高田宏「言葉の海へ」の感想&メモ。
大槻文彦の伝記。優れた伝記はしばしば優れた編集的営み。洋学の血筋(祖父/玄沢【杉田玄白・前野良沢に学ぶ】、父/磐渓)があったことと、明治維新の英雄・英傑たちと国を思う志(ナショナリズム)が同じだったことが感動的。辞書編纂は文部省の事業としてスタートしたが、発刊は私費。

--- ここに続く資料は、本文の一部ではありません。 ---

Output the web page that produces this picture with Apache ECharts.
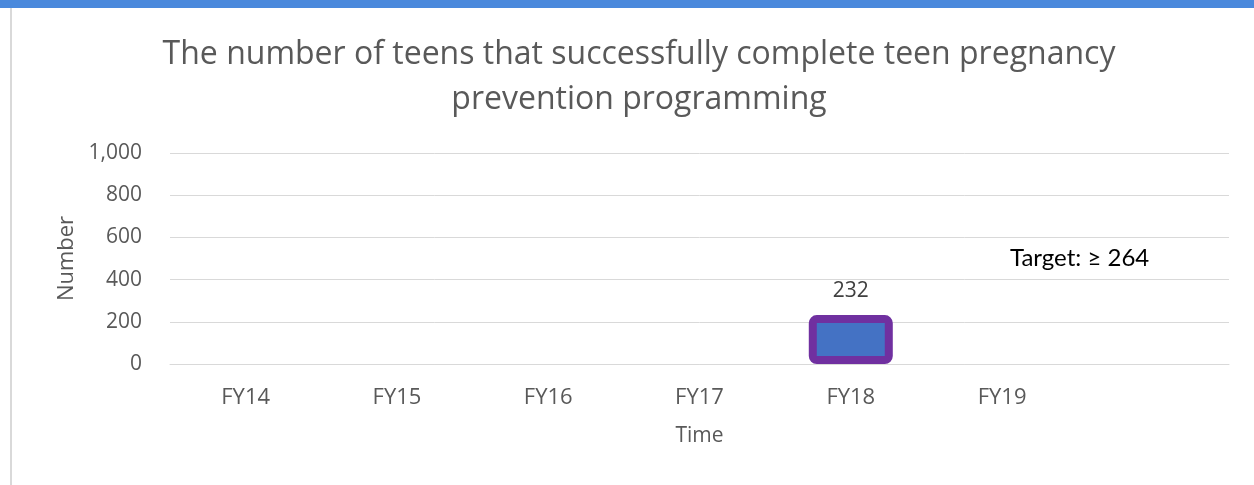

仙台藩の人脈(富田鉄之助/旧明六社員・元日銀総裁・後の東京府知事)、和歌の大家/高崎正風(薩摩藩、宮中顧問官)で発起。明治24年6月の出版祝賀会(ロシア皇太子傷害事件/大津事件、大隈重信暗殺未遂事件等、国会開設が起きた時代)。列席者は明六社(幕府開成所系の洋学者集団/文彦も元明六社員)社員、伊藤博文、勝海舟、榎本武揚など。列席者を3つの円が重なっていると作者は分析(①条約改正の関心②反藩閥の心情③洋学を背景にした国家意識。この3つを結ぶのがナショナリズムの感情)。福沢諭吉は政治家と距離を置くために不参加。